Published online by Cambridge University Press: 06 December 2010
Surely there is not another field of human contemplation so wondrously rich as astronomy! It is so easy to reach, so responsive to every mood, so stimulating, uplifting, abstracting, and infinitely consoling. Everybody may not be a chemist, a geologist, a mathematician, but everybody may be and ought to be, in a modest, personal way, an astronomer, for star-gazing is a great medicine of the soul.
With those words, Garret Serviss embarked on his book Round the Year with the Stars. Published in 1910, Round the Year with the Stars brought readers to sights that few had ever seen before. Serviss was one of his generation's best-known astronomical authors, with several previous titles to his credit. Indeed, he was almost apologetic for writing this latest work. “The writer's only real excuse for appearing again in this particular field is that he has never yet finished a book, and seen it go forth, without feeling that he had overlooked, or cast aside, or of necessity omitted a multitude of things quite as interesting and important as any he had touched upon.”

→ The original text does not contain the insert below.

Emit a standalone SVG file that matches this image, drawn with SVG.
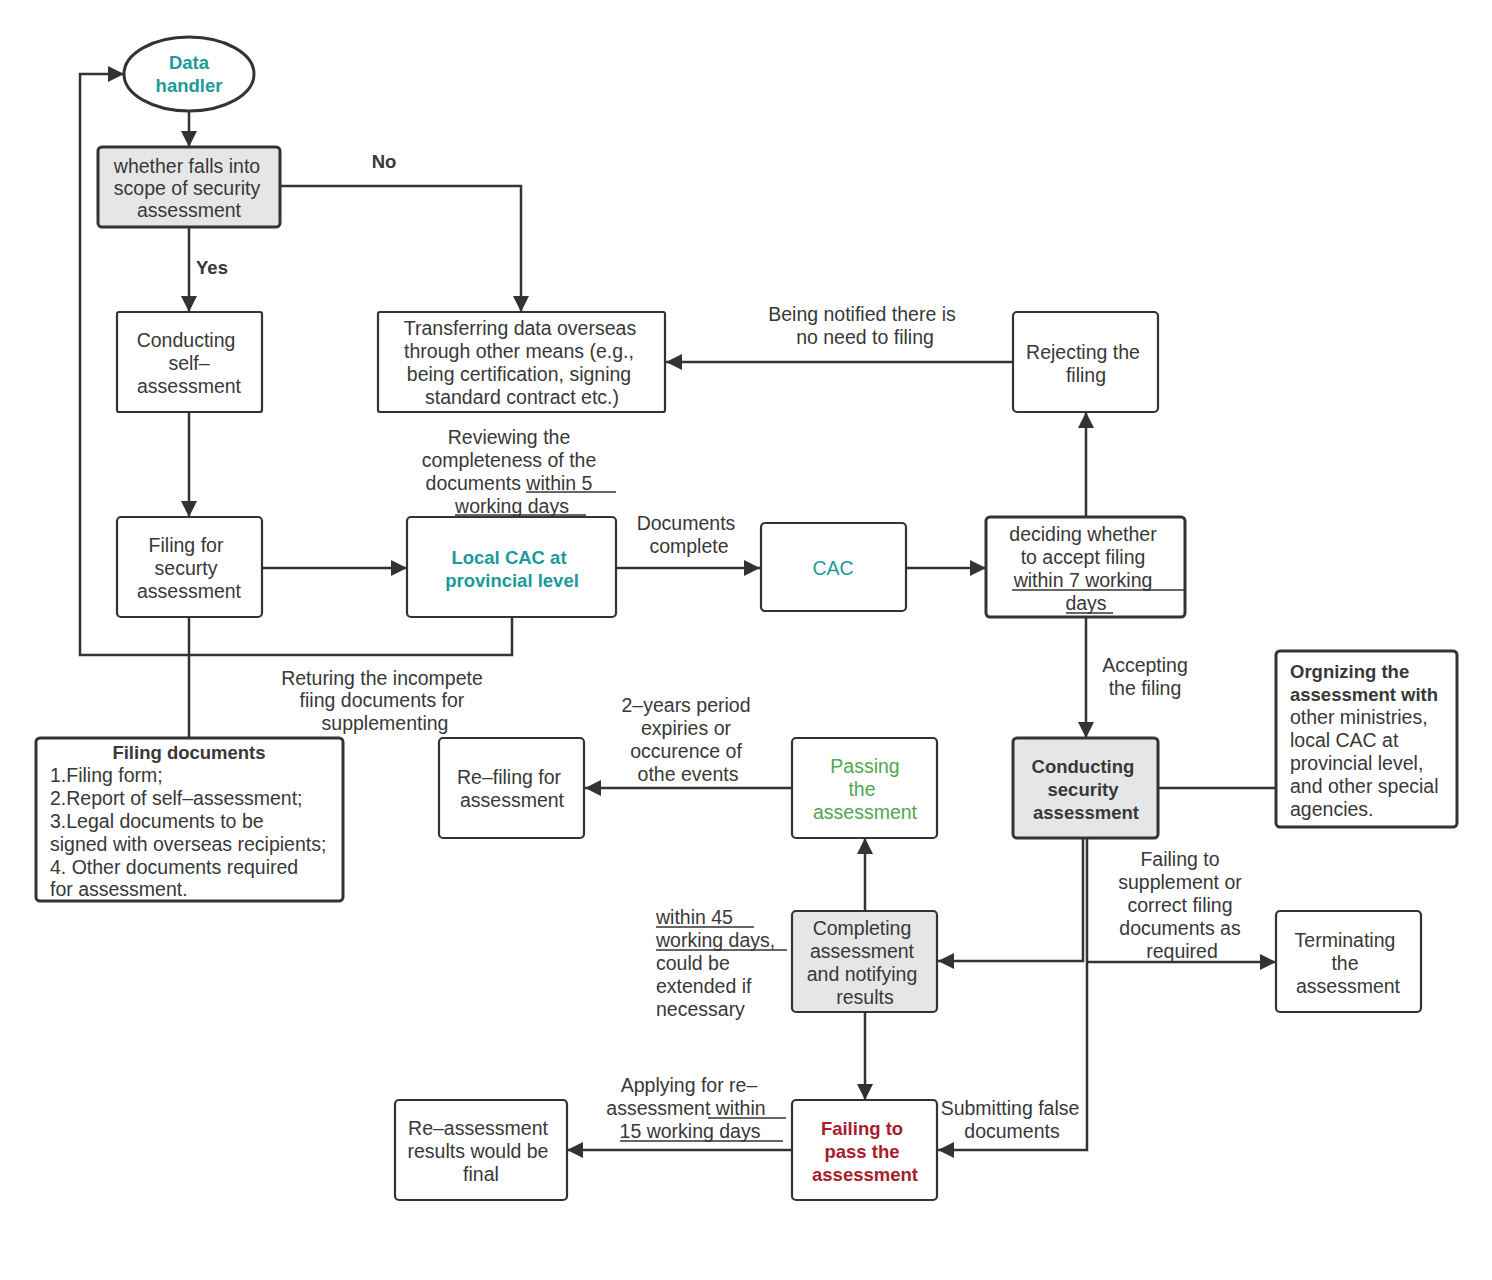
<svg xmlns="http://www.w3.org/2000/svg" width="1492" height="1280" viewBox="0 0 1492 1280">
<defs>
<marker id="ah" viewBox="0 0 10 10" refX="10" refY="5" markerWidth="16" markerHeight="16" markerUnits="userSpaceOnUse" orient="auto">
<path d="M0,0 L10,5 L0,10 z" fill="#333"/>
</marker>
</defs>
<style>
text{font-family:"Liberation Sans",Arial,sans-serif;font-size:19.5px;fill:#383838;text-anchor:middle}
.l{text-anchor:start}
.b{font-weight:bold;font-size:18.5px}
.teal{fill:#1c9a9a}
.green{fill:#4fa84f}
.red{fill:#a81c2c}
.box{fill:#fff;stroke:#333;stroke-width:2.2}
.thick{stroke-width:3}
.gray{fill:#e6e6e6}
.c{fill:none;stroke:#333;stroke-width:2.5}
.a{marker-end:url(#ah)}
.u{stroke:#333;stroke-width:1.3}
</style>
<rect width="1492" height="1280" fill="#fff"/>

<g id="connectors">
<path class="c a" d="M189,111 V147"/>
<path class="c a" d="M280,186 H521 V312"/>
<path class="c a" d="M189,227 V312"/>
<path class="c a" d="M1013,362 H666"/>
<path class="c a" d="M189,412 V517"/>
<path class="c a" d="M262,568 H407"/>
<path class="c a" d="M616,568 H760"/>
<path class="c a" d="M906,568 H986"/>
<path class="c a" d="M1086,517 V412"/>
<path class="c a" d="M1086,617 V738"/>
<path class="c a" d="M512,617 V655 H80 V74 H124"/>
<path class="c" d="M189,617 V738"/>
<path class="c" d="M1158,788 H1276"/>
<path class="c a" d="M792,788 H585"/>
<path class="c a" d="M865,911 V838"/>
<path class="c a" d="M1083,838 V961 H938"/>
<path class="c a" d="M1087,838 V1150 H938"/>
<path class="c a" d="M1087,962 H1276"/>
<path class="c a" d="M865,1012 V1100"/>
<path class="c a" d="M792,1150 H567"/>
</g>

<g id="labels">
<text x="384" y="168" class="b">No</text>
<text x="212" y="274" class="b">Yes</text>
<text x="862" y="321">Being notified there is</text>
<text x="865" y="344">no need to filing</text>
<text x="509" y="444">Reviewing the</text>
<text x="509" y="467">completeness of the</text>
<text x="509" y="490">documents within 5</text>
<text x="512" y="513">working days</text>
<line class="u" x1="526" y1="492" x2="616" y2="492"/>
<line class="u" x1="455" y1="515" x2="586" y2="515"/>
<text x="686" y="530">Documents</text>
<text x="689" y="553">complete</text>
<text x="1145" y="672">Accepting</text>
<text x="1145" y="695">the filing</text>
<text x="382" y="685">Returing the incompete</text>
<text x="382" y="707">fiing documents for</text>
<text x="385" y="730">supplementing</text>
<text x="686" y="712">2–years period</text>
<text x="686" y="735">expiries or</text>
<text x="686" y="758">occurence of</text>
<text x="688" y="781">othe events</text>
<text x="656" y="924" class="l">within 45</text>
<text x="656" y="947" class="l">working days,</text>
<text x="656" y="970" class="l">could be</text>
<text x="656" y="993" class="l">extended if</text>
<text x="656" y="1016" class="l">necessary</text>
<line class="u" x1="656" y1="927" x2="754" y2="927"/>
<line class="u" x1="656" y1="950" x2="787" y2="950"/>
<text x="1180" y="866">Failing to</text>
<text x="1180" y="889">supplement or</text>
<text x="1180" y="912">correct filing</text>
<text x="1180" y="935">documents as</text>
<text x="1182" y="958">required</text>
<text x="689" y="1092">Applying for re–</text>
<text x="686" y="1115">assessment within</text>
<text x="690" y="1138">15 working days</text>
<line class="u" x1="708" y1="1118" x2="786" y2="1118"/>
<line class="u" x1="620" y1="1141" x2="783" y2="1141"/>
<text x="1010" y="1115">Submitting false</text>
<text x="1012" y="1138">documents</text>
</g>

<g id="data-handler">
<ellipse cx="189" cy="74" rx="65" ry="37" fill="#fff" stroke="#333" stroke-width="3"/>
<text x="189" y="69" class="teal b">Data</text>
<text x="189" y="92" class="teal b">handler</text>
</g>

<g id="whether">
<rect x="98" y="147" width="182" height="80" rx="4" class="box gray thick"/>
<text x="187" y="173">whether falls into</text>
<text x="187" y="195">scope of security</text>
<text x="189" y="217">assessment</text>
</g>

<g id="self-assessment">
<rect x="117" y="312" width="145" height="100" rx="2" class="box"/>
<text x="186" y="347">Conducting</text>
<text x="189" y="370">self–</text>
<text x="189" y="393">assessment</text>
</g>

<g id="transferring">
<rect x="378" y="312" width="287" height="100" rx="2" class="box"/>
<text x="520" y="335">Transferring data overseas</text>
<text x="519" y="358">through other means (e.g.,</text>
<text x="519" y="381">being certification, signing</text>
<text x="522" y="404">standard contract etc.)</text>
</g>

<g id="rejecting">
<rect x="1013" y="312" width="145" height="100" rx="4" class="box"/>
<text x="1083" y="359">Rejecting the</text>
<text x="1086" y="382">filing</text>
</g>

<g id="filing-for">
<rect x="117" y="517" width="145" height="100" rx="4" class="box"/>
<text x="186" y="552">Filing for</text>
<text x="186" y="575">securty</text>
<text x="189" y="598">assessment</text>
</g>

<g id="local-cac">
<rect x="407" y="517" width="209" height="100" rx="4" class="box"/>
<text x="509" y="564" class="teal b">Local CAC at</text>
<text x="512" y="587" class="teal b">provincial level</text>
</g>

<g id="cac">
<rect x="761" y="523" width="145" height="88" rx="4" class="box"/>
<text x="833" y="575" class="teal">CAC</text>
</g>

<g id="deciding">
<rect x="986" y="517" width="199" height="100" rx="4" class="box thick"/>
<text x="1083" y="541">deciding whether</text>
<text x="1083" y="564">to accept filing</text>
<text x="1083" y="587">within 7 working</text>
<text x="1086" y="610">days</text>
<line class="u" x1="1012" y1="590" x2="1185" y2="590"/>
<line class="u" x1="1066" y1="613" x2="1113" y2="613"/>
</g>

<g id="filing-documents">
<rect x="36" y="738" width="307" height="163" rx="4" class="box thick"/>
<text x="189" y="759" class="b">Filing documents</text>
<text x="50" y="782" class="l">1.Filing form;</text>
<text x="50" y="805" class="l">2.Report of self–assessment;</text>
<text x="50" y="828" class="l">3.Legal documents to be</text>
<text x="50" y="851" class="l">signed with overseas recipients;</text>
<text x="50" y="874" class="l">4. Other documents required</text>
<text x="50" y="896" class="l">for assessment.</text>
</g>

<g id="refiling">
<rect x="439" y="738" width="145" height="100" rx="4" class="box"/>
<text x="509" y="784">Re–filing for</text>
<text x="512" y="807">assessment</text>
</g>

<g id="passing">
<rect x="792" y="738" width="145" height="100" rx="4" class="box"/>
<text x="865" y="773" class="green">Passing</text>
<text x="862" y="796" class="green">the</text>
<text x="865" y="819" class="green">assessment</text>
</g>

<g id="conducting-security">
<rect x="1013" y="738" width="145" height="100" rx="4" class="box gray thick"/>
<text x="1083" y="773" class="b">Conducting</text>
<text x="1083" y="796" class="b">security</text>
<text x="1086" y="819" class="b">assessment</text>
</g>

<g id="orgnizing">
<rect x="1276" y="651" width="181" height="176" rx="4" class="box thick"/>
<text x="1290" y="678" class="l b">Orgnizing the</text>
<text x="1290" y="701" class="l b">assessment with</text>
<text x="1290" y="724" class="l">other ministries,</text>
<text x="1290" y="747" class="l">local CAC at</text>
<text x="1290" y="770" class="l">provincial level,</text>
<text x="1290" y="793" class="l">and other special</text>
<text x="1290" y="816" class="l">agencies.</text>
</g>

<g id="completing">
<rect x="792" y="911" width="145" height="101" rx="4" class="box gray"/>
<text x="862" y="935">Completing</text>
<text x="862" y="958">assessment</text>
<text x="862" y="981">and notifying</text>
<text x="865" y="1004">results</text>
</g>

<g id="terminating">
<rect x="1276" y="911" width="145" height="101" rx="4" class="box"/>
<text x="1345" y="947">Terminating</text>
<text x="1345" y="970">the</text>
<text x="1348" y="993">assessment</text>
</g>

<g id="failing">
<rect x="792" y="1100" width="145" height="100" rx="4" class="box"/>
<text x="862" y="1135" class="red b">Failing to</text>
<text x="862" y="1158" class="red b">pass the</text>
<text x="865" y="1181" class="red b">assessment</text>
</g>

<g id="reassessment">
<rect x="395" y="1100" width="172" height="100" rx="4" class="box"/>
<text x="478" y="1135">Re–assessment</text>
<text x="478" y="1158">results would be</text>
<text x="481" y="1181">final</text>
</g>
</svg>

That is my excuse, as well. In the 100 years since Serviss's book first appeared, there have been hundreds, if not thousands, of observing guides published. I have written a couple of them myself. Some were general guides intended to introduce the reader to the sky's finest objects. Others paid homage to only certain classes of objects, restricting their discussion to only deep-sky objects or perhaps members of the Solar System.